Research

BEM

Motivation

The Boundary Element Method (BEM) plays an important role for the simulation of wave propagation. As it is only necessary to know (or calculate) the sound field on the surface of objects, the BEM is often used for exterior problems in unbounded domains. At the ARI the BEM is implemented in AcouBEM using the so called collocation approach with constant elements, and the implementation is used in several projects ranging from the calculation of HRTFs to the simulation of the effectiveness of noise barriers.  For that reason the BEM implementation is constantly adapted to new problems and continously updated with new routines. The code for 3D problems is also used for Mesh2HRTF.

Condition number and relative error of the numerical solution for different choices of the Burton Miller factor
Condition number and relative error of the numerical solution for different choices of the Burton Miller factor

Die Burton Miller Methode

In AcouBEM the Burton-Miller method is used to guarantee a stable and unique solution of a scattering problem for all frequencies. In a nutshell the Burton-Miller method is based on the combination of two different representations of the Helmholtz equations. In this combination the so called Burton-Miller factor plays an important role and especially in the low frequency regions one can find a lot of different methods and suggestions on how to set this parameter.

Using the example of a sound hard sphere, one can see that the choice of the BM factor plays an important role for the stability of the system which can be represented by the condition number.

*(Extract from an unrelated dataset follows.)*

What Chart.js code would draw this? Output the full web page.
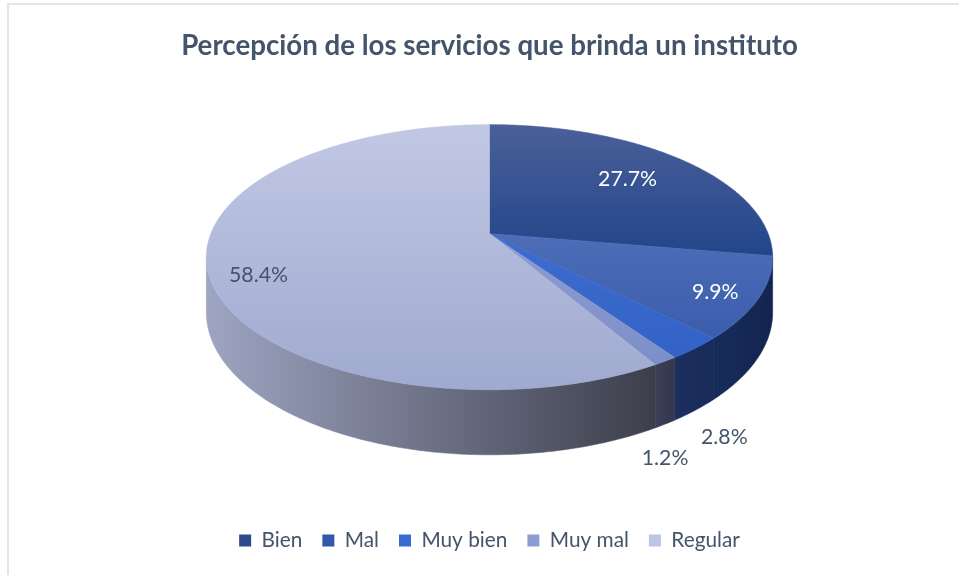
<!DOCTYPE html>
<html>
<head>
<meta charset="utf-8">
<script src="https://cdn.jsdelivr.net/npm/chart.js@4.4.1/dist/chart.umd.min.js"></script>
<style>
html,body{margin:0;padding:0;background:#ffffff;}
#wrap{position:relative;width:959px;height:575px;overflow:hidden;background:#ffffff;}
#frame{position:absolute;left:7px;top:3px;width:1000px;height:700px;border-left:2px solid #E1E6EC;border-top:2px solid #E1E6EC;}
canvas{position:absolute;left:0;top:0;}
</style>
</head>
<body>
<div id="wrap"><div id="frame"></div><canvas id="c" width="959" height="575"></canvas></div>
<script>
// ---- data ----
const chartTitle = 'Percepción de los servicios que brinda un instituto';
const categories = ['Bien', 'Mal', 'Muy bien', 'Muy mal', 'Regular'];
const percentages = [27.7, 9.9, 2.8, 1.2, 58.4];
const valueLabels = ['27.7%', '9.9%', '2.8%', '1.2%', '58.4%'];

// ---- styles ----
const legendColors = ['#2D4B8C', '#3158AB', '#3A6BD1', '#8C9DD4', '#BEC5E4'];
const topLight = ['#4A6099', '#4D6DB7', '#3E6DCE', '#8D9DD2', '#C1C8E4'];
const topDark  = ['#22458A', '#3A5DAC', '#3362C6', '#7D8FC8', '#A0AAD0'];
const wallLeft  = ['#17284F', '#182C5C', '#1C2F60', '#3A3F57', '#9EA5C2'];
const wallRight = ['#13234A', '#13244E', '#182A58', '#33374D', '#3C3E4B'];
const labelColors = ['#FFFFFF', '#FFFFFF', '#44546A', '#44546A', '#44546A'];
const labelRadius = [0.70, 0.85, 1.12, 1.0, 0.826];
const labelDepth  = [0, 0, 1, 1, 0];
const labelShift  = [[0, -1], [0, 4], [0, 9], [0, 34], [0, 13]];

const FONT = 'Lato';
const TEXT = '#44546A';

// perspective parameters of the 3-D pie (normalised to horizontal radius)
const K = 0.1774, BY = 0.4607, DZ = 0.1921, SCALE = 1.2637;
const PL = Math.asin(K), PR = Math.PI - Math.asin(K);

function fitSize(text, weight, target) {
  const c = document.createElement('canvas').getContext('2d');
  c.font = weight + ' 100px ' + FONT;
  return 100 * target / c.measureText(text).width;
}
const titleSize = fitSize(chartTitle, 'bold', 617);
const labelSize = fitSize('27.7%', 'normal', 59);
const legendSize = fitSize('Muy bien', 'normal', 86);

function proj(cx, cy, S, ang, r, z) {
  const u = Math.cos(ang), v = Math.sin(ang);
  const w = 1 - K * r * v;
  return [cx + S * r * u / w, cy + S * (BY * r * v + DZ * z) / w];
}

const pie3d = {
  id: 'pie3d',
  beforeDatasetDraw(chart, args) {
    const meta = args.meta;
    const ctx = chart.ctx;
    const arcs = meta.data;
    if (!arcs.length) return false;
    const a0 = arcs[0];
    const S = a0.outerRadius * SCALE;
    const cx = a0.x;
    const top = -BY / (1 + K), bot = (BY + DZ) / (1 - K);
    const cy = a0.y - S * (top + bot) / 2;
    ctx.save();
    // walls
    arcs.forEach((arc, i) => {
      const s = Math.max(arc.startAngle, PL), e = Math.min(arc.endAngle, PR);
      if (e <= s) return;
      const n = Math.max(2, Math.ceil((e - s) / 0.01));
      const pts = [];
      for (let j = 0; j <= n; j++) pts.push(proj(cx, cy, S, s + (e - s) * j / n, 1, 0));
      for (let j = n; j >= 0; j--) pts.push(proj(cx, cy, S, s + (e - s) * j / n, 1, 1));
      let xmin = Infinity, xmax = -Infinity;
      pts.forEach(p => { xmin = Math.min(xmin, p[0]); xmax = Math.max(xmax, p[0]); });
      const g = ctx.createLinearGradient(xmin, 0, xmax, 0);
      g.addColorStop(0, wallLeft[i]);
      g.addColorStop(1, wallRight[i]);
      ctx.beginPath();
      pts.forEach((p, j) => j ? ctx.lineTo(p[0], p[1]) : ctx.moveTo(p[0], p[1]));
      ctx.closePath();
      ctx.fillStyle = g; ctx.strokeStyle = g; ctx.lineWidth = 0.6;
      ctx.fill(); ctx.stroke();
    });
    // top faces
    arcs.forEach((arc, i) => {
      const s = arc.startAngle, e = arc.endAngle;
      const n = Math.max(2, Math.ceil((e - s) / 0.01));
      const pts = [[cx, cy]];
      for (let j = 0; j <= n; j++) pts.push(proj(cx, cy, S, s + (e - s) * j / n, 1, 0));
      let ymin = Infinity, ymax = -Infinity;
      pts.forEach(p => { ymin = Math.min(ymin, p[1]); ymax = Math.max(ymax, p[1]); });
      const g = ctx.createLinearGradient(0, ymin, 0, ymax);
      g.addColorStop(0, topLight[i]);
      g.addColorStop(1, topDark[i]);
      ctx.beginPath();
      pts.forEach((p, j) => j ? ctx.lineTo(p[0], p[1]) : ctx.moveTo(p[0], p[1]));
      ctx.closePath();
      ctx.fillStyle = g; ctx.strokeStyle = g; ctx.lineWidth = 0.6;
      ctx.fill(); ctx.stroke();
    });
    // labels
    ctx.font = labelSize.toFixed(2) + 'px ' + FONT;
    ctx.textAlign = 'center';
    ctx.textBaseline = 'middle';
    arcs.forEach((arc, i) => {
      const mid = (arc.startAngle + arc.endAngle) / 2;
      const p = proj(cx, cy, S, mid, labelRadius[i], labelDepth[i]);
      ctx.fillStyle = labelColors[i];
      ctx.fillText(valueLabels[i], p[0] + labelShift[i][0], p[1] + labelShift[i][1]);
    });
    ctx.restore();
    return false;
  }
};

new Chart(document.getElementById('c'), {
  type: 'pie',
  data: {
    labels: categories,
    datasets: [{
      data: percentages,
      backgroundColor: legendColors,
      borderWidth: 0,
      hoverOffset: 0,
      offset: 0
    }]
  },
  options: {
    responsive: false,
    animation: false,
    events: [],
    layout: { padding: { left: 20, right: 0, top: 0, bottom: 14 } },
    plugins: {
      tooltip: { enabled: false },
      title: {
        display: true,
        text: chartTitle,
        color: TEXT,
        font: { family: FONT, size: titleSize, weight: 'bold', lineHeight: 1.2 },
        padding: { top: 29, bottom: 7 }
      },
      legend: {
        display: true,
        position: 'bottom',
        labels: {
          color: TEXT,
          boxWidth: 12,
          boxHeight: 12,
          padding: 20,
          font: { family: FONT, size: legendSize }
        }
      }
    }
  },
  plugins: [pie3d]
});
</script>
</body>
</html>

A large number has negativ effect on the accuracy of the calculated solution.

Adaptivity

Numerical error of the BEM as a function of the length of an average element
Numerical error of the BEM as a function of the length of an average element

The accuracy of the BEM solution is mainly dependent on the size of the used elements and the frequency. As a rule of thumb it is suggested to use at least six to eight elements per wavelength. Adaptivity now means that the program automatically detects at which part ot the scatterers surface the solution is not accurate enough, and thus, where the accuracy of the calculations needs to be enhanced for example by subdiving one or more elements. To that end, it is essential to have a good and reliable "local" error estimator, that is close to the actual error. At the ARI different methods for such an estimator are investigated.